There was so much room that I pitched my tent, without the rain fly, on the top level. Two young hikers, T-Funk and Rock and Roll, showed up later and set up across the room on the same floor. As we bedded down, a long, drawn-out fart ripped through the country for old men down below. It was material for comedy among us younger ones in the morning. Ashley suggested, in the register, a fireman's pole or a slide into a ball pit for getting down from the top level of the shelter.

The next day Ashley got to climb all morning as we made our way up to Floyd Mountain. It was 1,000 feet up in the damp hot air. And we had to hurry, because we had to meet a shuttle back to Daleville at noon where the Blue Ridge Parkway connects with a short side trail from Cornelius Creek Shelter. I ran the last half of a mile or so and bade the shuttle man wait, and soon we were headed south on the parkway. We spotted a wild turkey - the only one I've seen so far - on the side of the road.

We took strong advantage of Ashley's car and drove south from Daleville 20 minutes to Catawba, home of the legendary Homeplace restaurant. The restaurant is open only Thursday through Sunday - I'd missed it because of Trail Days. We put our names on the list and waited while a man with a Virginia drawl called out parties on the outdoor loudspeakers. Lots of people wore church clothes, it being Sunday. The restaurant's simplicity is its strong suit. It's AYCE, and the menu consists of fried chicken, country ham, roast beef and a smattering of fixins, including biscuits and some insanely good apple butter.
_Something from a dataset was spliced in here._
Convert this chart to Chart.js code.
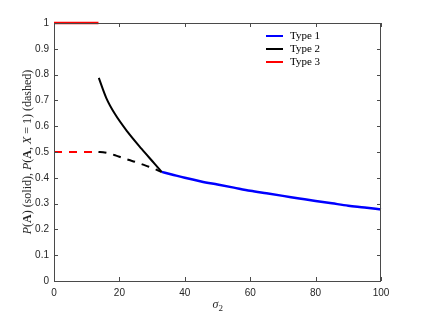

I felt rejuvenated by food.














[Me and Ashley at the Homeplace, Catawba, Va. The shot was at the end of a series on self timer, hence the pose. May 23.]

After resupplying at the Daleville Kroger again, Ashley drove me to the side trail to Cornelius Creek Shelter, where we parted.

I thought about stopping for the night, but changed my mind and summited Apple Orchard Mountain [elev. 4,225 ft] on my way to Thunder Hill Shelter, arriving just after 8 p.m.